Heart failure — when the heart is too weak to pump enough blood through the body — affects nearly 6 million American adults. But recent innovations in muscle-like “soft robots” may someday provide a respite for heart failure patients, and patients suffering from a host of other muscular ailments.
Soft robots “are very different from conventional robots with rigid parts, but they're robotic in the sense that you can program them to achieve a predefined motion,” says Ellen Roche, a postdoctoral researcher at the National University of Ireland.
Roche and her team have designed a robotic silicone sleeve that fits around the heart. She explains it’s embedded with what are called actuators, which, when pressurized with air, can contract and twist the sleeve — keeping the heart pumping.
Currently, the robot is a prototype that’s been tested in pigs. In trials, researchers used it with a pacemaker, “to trigger the actuation of the device, and simultaneously to pace the heart,” she notes. The hope is that with further testing, the robot could help humans with heart failure survive while waiting for a heart transplant.
“It's very much in the research phase,” Roche says. “And we have a lot more work to do in terms of optimizing the device and miniaturizing the hardware. And a lot more animal testing to do — long-term animal testing to make sure that it's safe to implant in humans. So, it'll definitely be a few years, but we're hoping to advance it along the path.”
While Roche’s team is using flexible robots to increase function for internal organs, others are working on ones that can be worn outside the body. Panos Polygerinos, an assistant professor of engineering at Arizona State University, helped design one robot that can help patients with hand impairments use their fingers to grasp.
“So, we're placing those soft, inflatable structures on top of their fingers,” he explains. “We're matching the anatomy of the finger. And when we are pressurizing them with some fluids … we can actually have the finger bend in synchrony with how we control the actuators.”
Polygerinos worked on the hand robot as a postdoctoral fellow at Harvard University, and he says the design team is looking for investors to make the robot commercially available.
Now, he’s working with students at Arizona State to design more soft robots. One project is an entire soft artificial limb, with a grasper on the end. He thinks that device could “even assist people that don’t have impairments, but they really need a third arm to execute tasks.”

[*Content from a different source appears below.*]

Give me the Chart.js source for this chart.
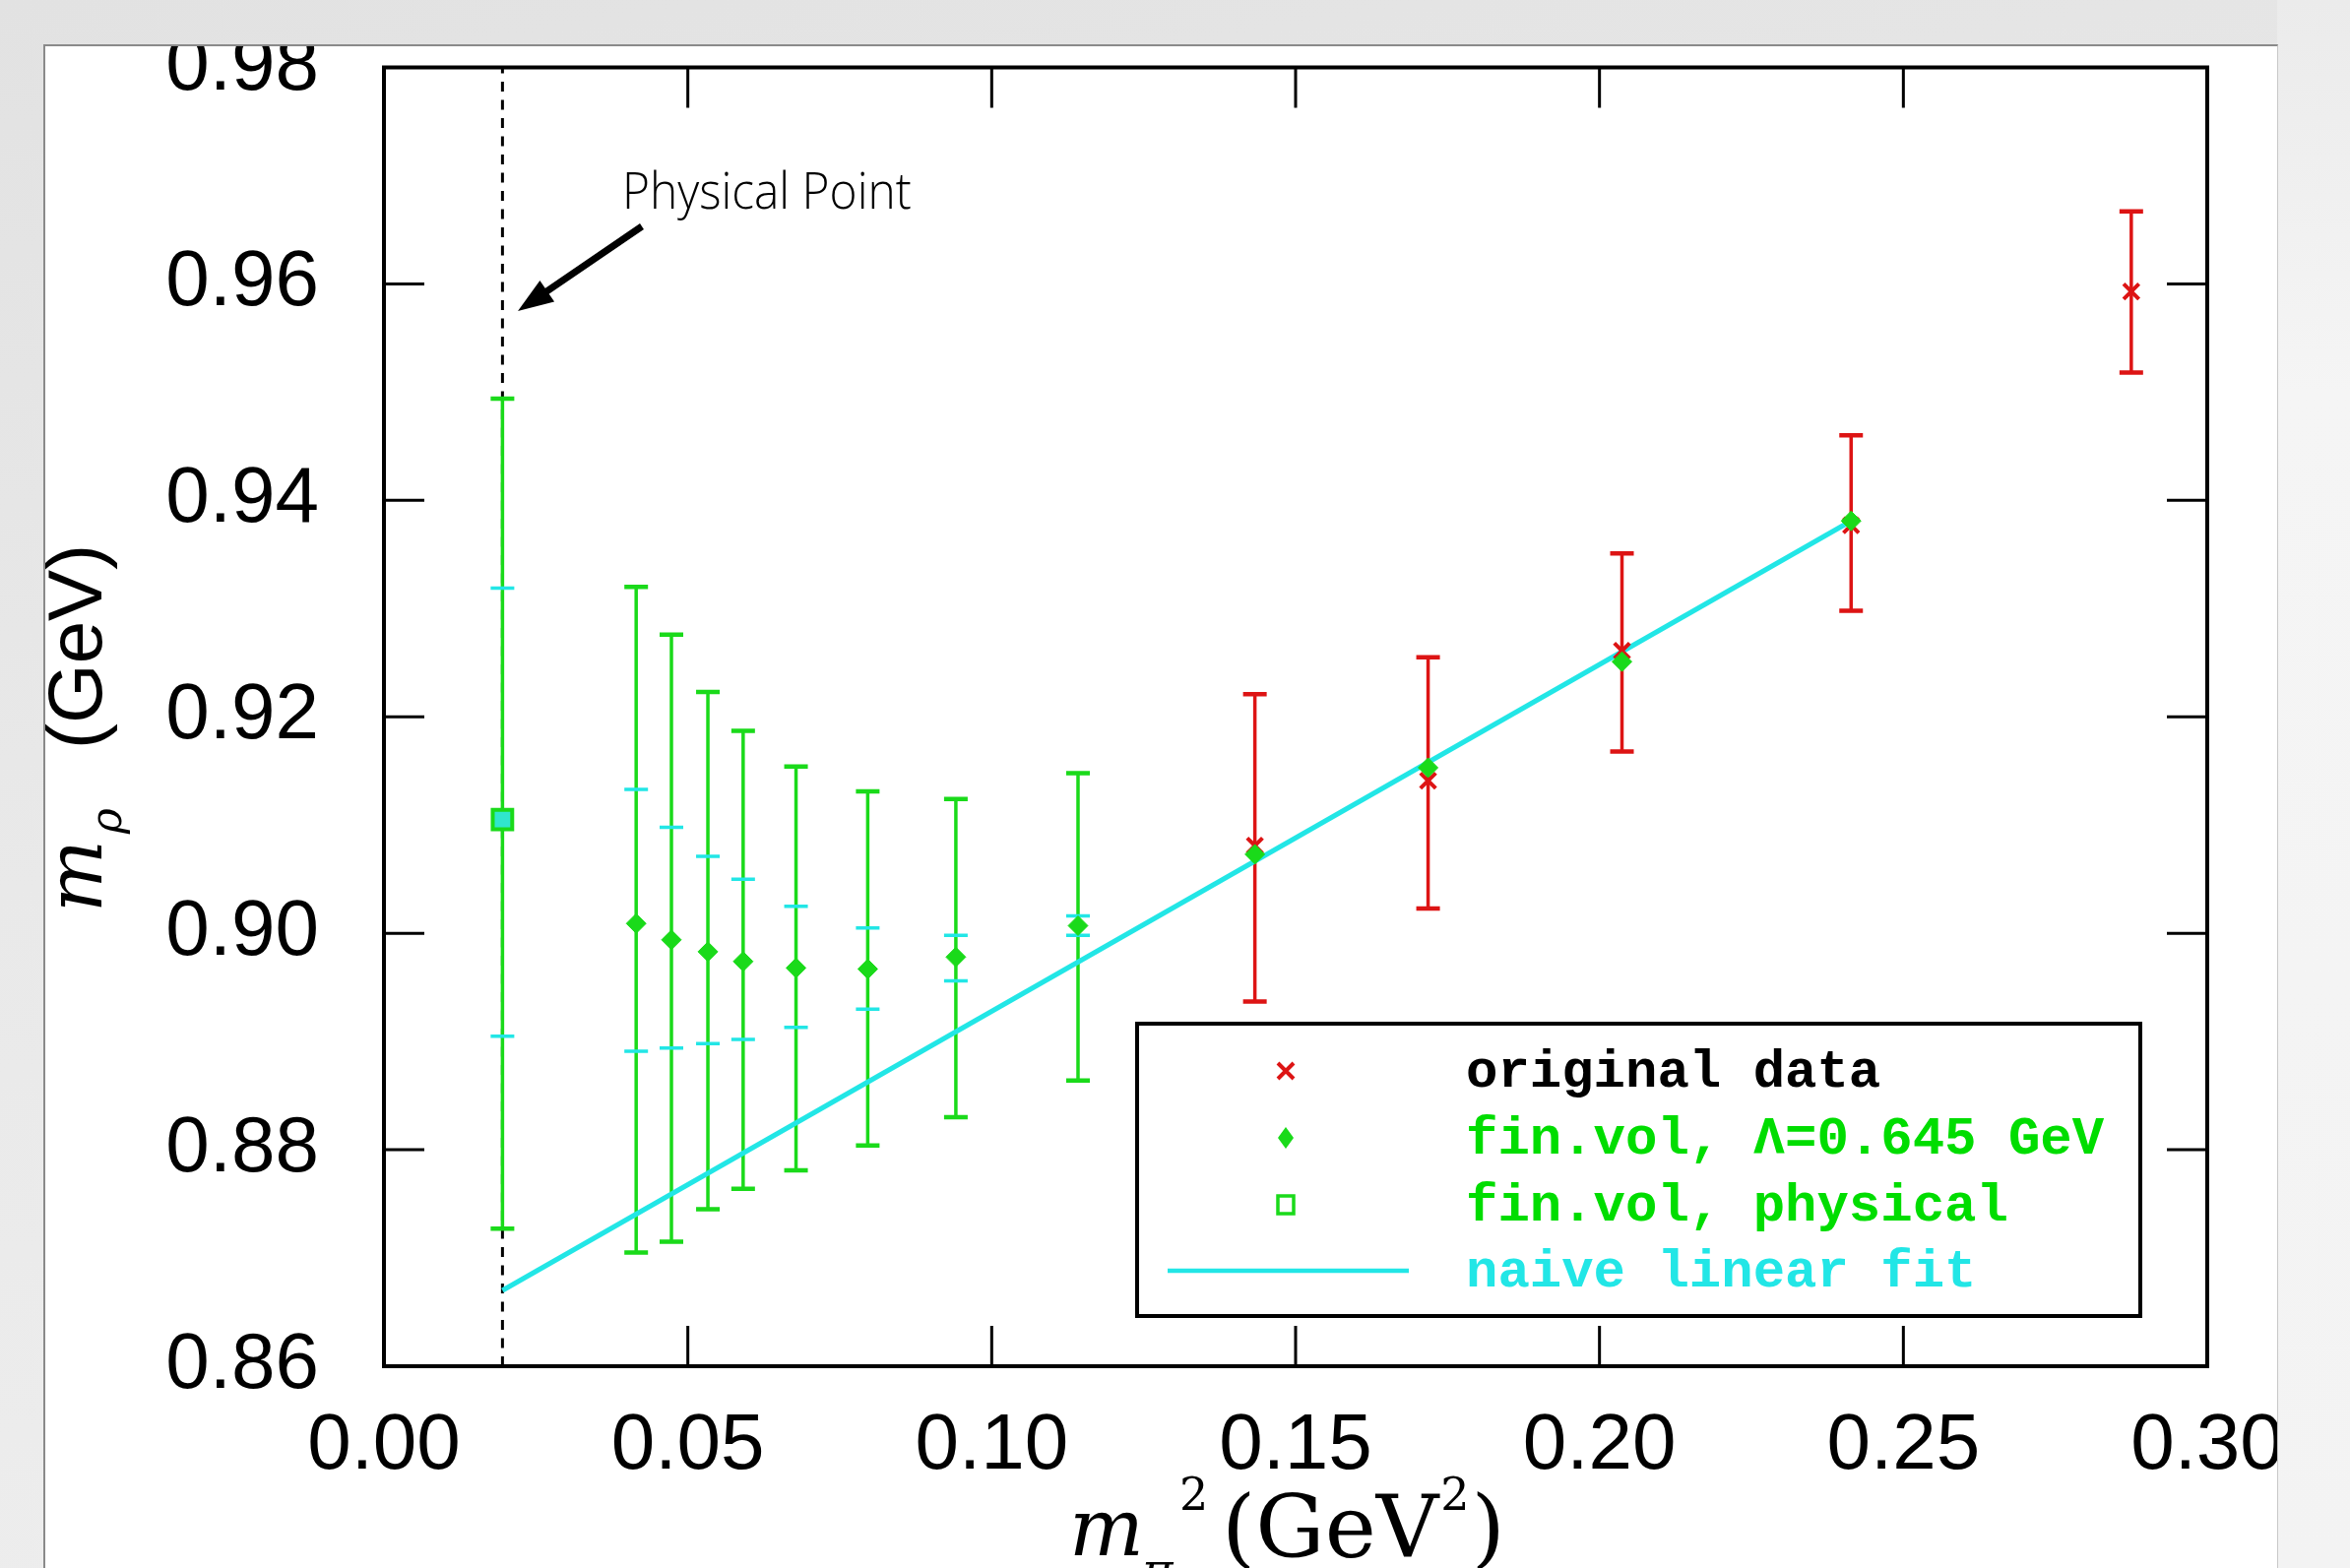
<!DOCTYPE html>
<html><head><meta charset="utf-8">
<script src="https://cdn.jsdelivr.net/npm/chart.js@4.4.1/dist/chart.umd.min.js"></script>
<style>
html,body{margin:0;padding:0;width:2387px;height:1593px;overflow:hidden;}
body{background:linear-gradient(170deg,#e2e2e2 0%,#e9e9e9 45%,#efefef 100%);position:relative;}
#shine{position:absolute;left:2313px;top:0;width:74px;height:1593px;background:linear-gradient(180deg,#ebebeb 0%,#f5f5f5 25%,#f3f3f3 100%);}
#card{position:absolute;left:44px;top:45px;width:2270px;height:1560px;background:#fff;overflow:hidden;box-sizing:border-box;border-top:2px solid #8a8a8a;border-left:2px solid #8a8a8a;border-right:1px solid #c8c8c8;}
#c{position:absolute;left:-46px;top:-47px;}
</style></head>
<body><div id="shine"></div><div id="card"><canvas id="c" width="2387" height="1593"></canvas></div>
<script>
// ---------- data ----------
const X_TICKS = [0.00, 0.05, 0.10, 0.15, 0.20, 0.25, 0.30];
const Y_TICKS = [0.86, 0.88, 0.90, 0.92, 0.94, 0.96, 0.98];

// physical point (fin.vol, physical)
const physX = [0.0195];
const physY = [0.9105];
const physHi = [0.9494];
const physLo = [0.8727];
const physStatHi = [0.9319];
const physStatLo = [0.8905];

// fin.vol, Lambda = 0.645 GeV
const finX = [0.0415, 0.0473, 0.0533, 0.0591, 0.0678, 0.0796, 0.0941, 0.1142, 0.1433, 0.1718, 0.2037, 0.2414];
const finY = [0.9009, 0.8994, 0.8983, 0.8974, 0.8968, 0.8967, 0.8978, 0.9007, 0.9073, 0.9153, 0.9251, 0.9381];
const finHi = [0.9320, 0.9276, 0.9223, 0.9187, 0.9154, 0.9131, 0.9124, 0.9148, null, null, null, null];
const finLo = [0.8705, 0.8715, 0.8745, 0.8764, 0.8781, 0.8804, 0.8830, 0.8864, null, null, null, null];
const finStatHi = [0.9133, 0.9098, 0.9071, 0.9050, 0.9025, 0.9005, 0.8998, 0.9016, null, null, null, null];
const finStatLo = [0.8891, 0.8894, 0.8898, 0.8902, 0.8913, 0.8930, 0.8956, 0.8998, null, null, null, null];

// original data
const origX = [0.1433, 0.1718, 0.2037, 0.2414, 0.2875];
const origY = [0.9081, 0.9141, 0.9261, 0.9377, 0.9593];
const origHi = [0.9221, 0.9255, 0.9351, 0.9460, 0.9667];
const origLo = [0.8937, 0.9023, 0.9168, 0.9298, 0.9518];

// naive linear fit
const fitX = [0.0195, 0.2414];
const fitY = [0.8670, 0.9381];

// physical point vertical marker
const markX = [0.0195, 0.0195];
const markY = [0.86, 0.98];

const LEGEND_LABELS = ['original data', 'fin.vol, \u039B=0.645 GeV', 'fin.vol, physical', 'naive linear fit'];

// ---------- colours ----------
const RED = '#dd1414';
const GREEN = '#1ada1a';
const GREEN_TXT = '#00dd00';
const CYAN = '#22e6e6';

const pts = (X, Y) => X.map((x, i) => ({x, y: Y[i]}));

function drawBars(ctx, xs, ys, X, lo, hi, color, capHalf, lw, capW, withLine) {
  ctx.save();
  ctx.strokeStyle = color;
  ctx.lineCap = 'butt';
  X.forEach((xv, i) => {
    if (lo[i] == null) return;
    const px = xs.getPixelForValue(xv);
    const yl = ys.getPixelForValue(lo[i]);
    const yh = ys.getPixelForValue(hi[i]);
    if (withLine) {
      ctx.lineWidth = lw;
      ctx.beginPath(); ctx.moveTo(px, yl); ctx.lineTo(px, yh); ctx.stroke();
    }
    ctx.lineWidth = capW;
    ctx.beginPath();
    ctx.moveTo(px - capHalf, yl); ctx.lineTo(px + capHalf, yl);
    ctx.moveTo(px - capHalf, yh); ctx.lineTo(px + capHalf, yh);
    ctx.stroke();
  });
  ctx.restore();
}

const errorBarPlugin = {
  id: 'errorBars',
  afterDatasetDraw(chart, args) {
    const ds = chart.data.datasets[args.index];
    if (ds.label !== 'physLine') return;
    const ctx = chart.ctx, xs = chart.scales.x, ys = chart.scales.y;
    drawBars(ctx, xs, ys, physX, physLo, physHi, GREEN, 12, 3.5, 4.5, true);
    drawBars(ctx, xs, ys, finX, finLo, finHi, GREEN, 12, 3.5, 4.5, true);
    drawBars(ctx, xs, ys, physX, physStatLo, physStatHi, CYAN, 12, 3.5, 3.5, false);
    drawBars(ctx, xs, ys, finX, finStatLo, finStatHi, CYAN, 12, 3.5, 3.5, false);
    drawBars(ctx, xs, ys, origX, origLo, origHi, RED, 12, 3.5, 4.5, true);
  }
};

const framePlugin = {
  id: 'frame',
  afterDatasetsDraw(chart) {
    const {ctx, chartArea: a, scales: {x, y}} = chart;
    ctx.save();
    ctx.strokeStyle = '#000';
    ctx.lineWidth = 3;
    const L = 41;
    X_TICKS.forEach(v => {
      if (v <= x.min || v >= x.max) return;
      const px = x.getPixelForValue(v);
      ctx.beginPath();
      ctx.moveTo(px, a.bottom); ctx.lineTo(px, a.bottom - L);
      ctx.moveTo(px, a.top); ctx.lineTo(px, a.top + L);
      ctx.stroke();
    });
    Y_TICKS.forEach(v => {
      if (v <= y.min || v >= y.max) return;
      const py = y.getPixelForValue(v);
      ctx.beginPath();
      ctx.moveTo(a.left, py); ctx.lineTo(a.left + L, py);
      ctx.moveTo(a.right, py); ctx.lineTo(a.right - L, py);
      ctx.stroke();
    });
    ctx.lineWidth = 4;
    ctx.strokeRect(a.left, a.top, a.right - a.left, a.bottom - a.top);
    ctx.restore();
  }
};

const decorPlugin = {
  id: 'decor',
  afterDraw(chart) {
    const ctx = chart.ctx;
    ctx.save();
    ctx.fillStyle = '#000';
    ctx.textAlign = 'left';
    ctx.textBaseline = 'alphabetic';

    // ---- "Physical Point" annotation ----
    ctx.save();
    ctx.translate(632, 212);
    ctx.scale(0.92, 1);
    ctx.font = '300 52px "Open Sans", "DejaVu Sans"';
    ctx.fillText('Physical Point', 0, 0);
    ctx.restore();
    // arrow
    const tx = 526, ty = 316, sx = 652, sy = 230;
    const ang = Math.atan2(ty - sy, tx - sx);
    ctx.strokeStyle = '#000';
    ctx.lineWidth = 7;
    ctx.beginPath(); ctx.moveTo(sx, sy);
    ctx.lineTo(tx - 26 * Math.cos(ang), ty - 26 * Math.sin(ang)); ctx.stroke();
    ctx.beginPath();
    ctx.moveTo(tx, ty);
    ctx.lineTo(tx - 36 * Math.cos(ang) + 13 * Math.sin(ang), ty - 36 * Math.sin(ang) - 13 * Math.cos(ang));
    ctx.lineTo(tx - 36 * Math.cos(ang) - 13 * Math.sin(ang), ty - 36 * Math.sin(ang) + 13 * Math.cos(ang));
    ctx.closePath(); ctx.fill();

    // ---- y axis title: m_rho (GeV) ----
    ctx.save();
    ctx.translate(103, 927);
    ctx.rotate(-Math.PI / 2);
    ctx.font = 'italic 78px "DejaVu Serif"';
    ctx.fillText('m', 0, 0);
    ctx.font = 'italic 44px "DejaVu Serif"';
    ctx.fillText('\u03C1', 80, 20);
    ctx.font = '78px "Liberation Sans"';
    ctx.fillText('(GeV)', 166, 0);
    ctx.restore();

    // ---- x axis title: m_pi^2 (GeV^2) ----
    ctx.font = 'italic 80px "DejaVu Serif"';
    ctx.fillText('m', 1086, 1580);
    ctx.font = 'italic 48px "DejaVu Serif"';
    ctx.fillText('\u03C0', 1160, 1612);
    ctx.font = '46px "DejaVu Serif"';
    ctx.fillText('2', 1198, 1534);
    ctx.font = '88px "DejaVu Serif"';
    ctx.fillText('(GeV', 1241, 1582);
    let w = ctx.measureText('(GeV').width;
    ctx.font = '46px "DejaVu Serif"';
    ctx.fillText('2', 1241 + w + 2, 1534);
    let w2 = ctx.measureText('2').width;
    ctx.font = '88px "DejaVu Serif"';
    ctx.fillText(')', 1241 + w + w2 + 4, 1582);

    // ---- legend ----
    const bx = 1155, by = 1040, bw = 1019, bh = 297;
    ctx.fillStyle = '#fff';
    ctx.fillRect(bx, by, bw, bh);
    ctx.strokeStyle = '#000';
    ctx.lineWidth = 4;
    ctx.strokeRect(bx, by, bw, bh);
    const rows = [1088, 1156, 1224, 1291];
    const sxm = 1306;
    // red cross
    ctx.strokeStyle = RED; ctx.lineWidth = 4;
    ctx.beginPath();
    ctx.moveTo(sxm - 8, rows[0] - 8); ctx.lineTo(sxm + 8, rows[0] + 8);
    ctx.moveTo(sxm + 8, rows[0] - 8); ctx.lineTo(sxm - 8, rows[0] + 8);
    ctx.stroke();
    // green diamond
    ctx.fillStyle = GREEN;
    ctx.beginPath();
    ctx.moveTo(sxm, rows[1] - 11); ctx.lineTo(sxm + 8, rows[1]);
    ctx.lineTo(sxm, rows[1] + 11); ctx.lineTo(sxm - 8, rows[1]);
    ctx.closePath(); ctx.fill();
    // open square
    ctx.strokeStyle = GREEN; ctx.lineWidth = 3.5;
    ctx.strokeRect(sxm - 8, rows[2] - 9, 16, 18);
    // cyan line
    ctx.strokeStyle = CYAN; ctx.lineWidth = 4.5;
    ctx.beginPath(); ctx.moveTo(1186, rows[3]); ctx.lineTo(1431, rows[3]); ctx.stroke();
    // texts
    ctx.font = 'bold 54px "Liberation Mono"';
    ctx.textBaseline = 'middle';
    const colors = ['#000', GREEN_TXT, GREEN_TXT, CYAN];
    LEGEND_LABELS.forEach((t, i) => {
      ctx.fillStyle = colors[i];
      ctx.fillText(t, 1489, rows[i] + 2);
    });
    ctx.restore();
  }
};

Chart.defaults.font.family = '"Liberation Sans", Arial, sans-serif';

new Chart(document.getElementById('c'), {
  type: 'scatter',
  data: {
    datasets: [
      {
        label: 'physLine', data: pts(markX, markY), showLine: true,
        borderColor: '#000', borderWidth: 3, borderDash: [10, 8.5], pointRadius: 0, order: 10
      },
      {
        label: 'naive linear fit', data: pts(fitX, fitY), showLine: true,
        borderColor: CYAN, borderWidth: 5, pointRadius: 0, order: 5
      },
      {
        label: 'original data', data: pts(origX, origY),
        pointStyle: 'crossRot', pointRadius: 11, borderColor: RED, backgroundColor: RED,
        pointBorderWidth: 4, order: 3
      },
      {
        label: 'fin.vol, \u039B=0.645 GeV', data: pts(finX, finY),
        pointStyle: 'rectRot', pointRadius: 10, borderColor: GREEN, backgroundColor: GREEN,
        pointBorderWidth: 1, order: 1
      },
      {
        label: 'fin.vol, physical', data: pts(physX, physY),
        pointStyle: 'rect', pointRadius: 14, borderColor: GREEN, backgroundColor: '#30e6cc',
        pointBorderWidth: 4, order: 0
      }
    ]
  },
  options: {
    responsive: false,
    animation: false,
    devicePixelRatio: 1,
    layout: { padding: { left: 0, top: 68.5, right: 145, bottom: 0 } },
    plugins: { legend: { display: false }, tooltip: { enabled: false } },
    scales: {
      x: {
        type: 'linear', min: 0, max: 0.30,
        grid: { display: false, drawTicks: false },
        border: { display: false },
        afterFit: s => { s.height = 205; s.paddingLeft = 0; s.paddingRight = 0; },
        afterBuildTicks: s => { s.ticks = X_TICKS.map(v => ({ value: v })); },
        ticks: {
          autoSkip: false, maxRotation: 0, padding: 34, color: '#000',
          font: { size: 80 },
          callback: v => Number(v).toFixed(2)
        }
      },
      y: {
        type: 'linear', min: 0.86, max: 0.98,
        grid: { display: false, drawTicks: false },
        border: { display: false },
        afterFit: s => { s.width = 390; s.paddingTop = 0; s.paddingBottom = 0; },
        afterBuildTicks: s => { s.ticks = Y_TICKS.map(v => ({ value: v })); },
        ticks: {
          autoSkip: false, padding: 66, color: '#000',
          font: { size: 80 },
          callback: v => Number(v).toFixed(2)
        }
      }
    }
  },
  plugins: [errorBarPlugin, framePlugin, decorPlugin]
});
</script></body></html>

Another device he’s working on supports the biceps of wheelchair users, who can suffer from muscular overuse. He says the soft robotic device will contract the same way our biological biceps do, giving users an extra “boost” without fatigue. He’s also recently started exploring soft orthotic devices (think braces or splints) to help users with impaired back muscles complete everyday tasks — and even play sports.
“So, for example, you go out on a Sunday to play golf, but you have instructions not to strain your back muscles too much,” he says. “So, wearing that device under your clothes might actually help you support the muscle groups that are in need so, that the soft robot can detect what you're doing and at exactly the correct time, give you that extra support.”
For the moment, soft robotics is an emerging field. But Polygerinos says that the customizable, pliant devices are attracting a lot of attention within the research community.
“It's going to be a few years before we start seeing prototypes and devices getting out there, but it's going to happen,” he says. “So, the future, I think, is bright.”
This article is based on an interview that aired on PRI's Science Friday.